The highlights so far have definitely been the Mandinka music festival on Saturday and the naming ceremony on Sunday. The music festival was organized by Alphousseyni, along with a committee of other individuals in the Mande ethnic community in Pekine. As with everything in Senegal (at least that I have seen so far), the festival was a lengthy, drawn-out affair—the music didn’t even commence until around 8:00 PM. Alphousseyni told me that music would start immediately after lunch, at about 3 PM, which brings to mind another characteristic I’m beginning to apprehend about life in Senegal: everything takes much longer than you expect, and thus everything happens much later than you say it will. Dinner, which occurs at “9 PM,” is actually eaten at midnight. If you say you will go to a relative’s house for lunch you might show up in the early evening. An appointment for 10 AM might be actualized at noon or 1 PM, and EVERYTHING is put on hold for a conversation, especially a conversation over the thick, frothy “Ataff” (delicious Senegalese tea—I’m learning how to make it right now, but it is harder than it looks and usually people just laugh at me when I try to pour it). It takes some getting used to, but it reflects the friendliness and generous hospitality of people here—consideration for your family, friends, and neighbors takes precedence over the trifling commitments that I am used to taking so seriously (although I am prone to being late myself…just ask my Mom). “Time waits for time,” Alphousseyni says, and in Senegal, at least, he seems to be correct.

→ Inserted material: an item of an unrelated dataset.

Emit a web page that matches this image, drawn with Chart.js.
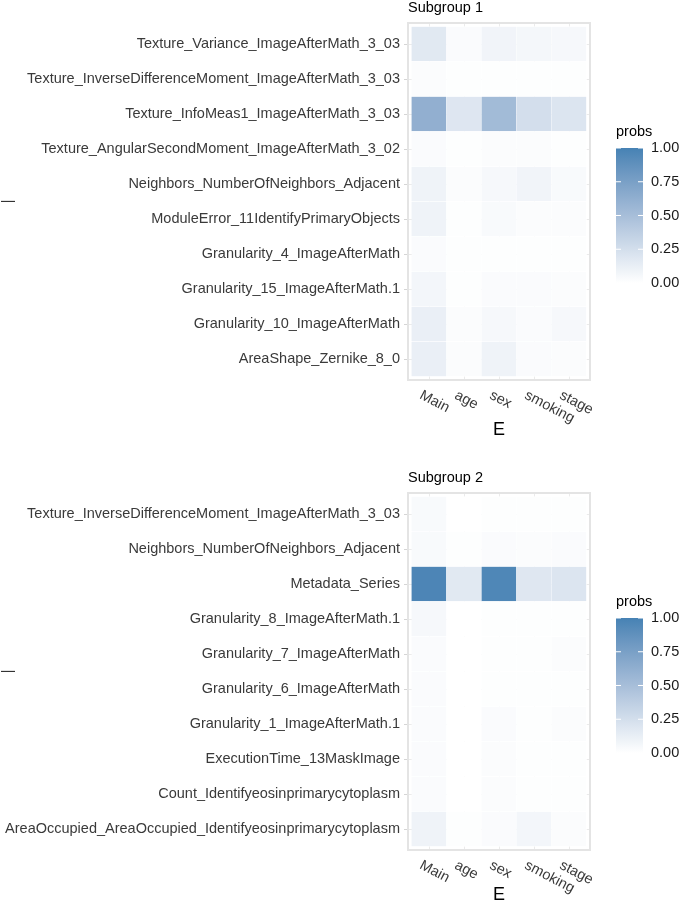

Anyhow, the music festival was great—a famous female singer was present and sang some songs, but I wasn’t nearly as impressed with her as I was with Alphousseyni’s band, which is huge (admittedly, probably too big: even Alphousseyni says “There are too many people on the stage…I need to kick some of these people out of my band.”), loud, and awesome.

The naming ceremony was incredible, and I am beginning to realize that the things I am so privileged to be experiencing are really unique—there would have been no way for me to see this kind of celebration—especially in this neighborhood—if Alphousseyni hadn’t taken me there. I already described the unique way he played kora at the naming ceremony, but I can’t get that sound out of my head. Hopefully I’ll be able to make some good recordings of him playing with the two “boys” (I think they’re actually my age) furiously smacking the sides and top of his beautiful instrument with sticks. I guess koras aren’t really that fragile after all!

Just for your information (all three of you who read this blog), after tomorrow I will be pretty out of touch…there are no “cybers” in the rural area we will be traveling in for the next ten days, so I will not have access to email or the “lime green wonder” until I get back. My phone will still work, but other than that I’ll be cut off from the outside world…I will probably be a changed person—much wiser, with even more remarkably high levels of consciousness and self-actualization—after ten days of forced separation between me and technological sophistication. Kind of like Thoreau, only in Senegal, which is much cooler than New England. Actually, I will probably miss whining on this blog and having the opportunity to check scores on ESPN.com.

Hope you are doing well and miss you all!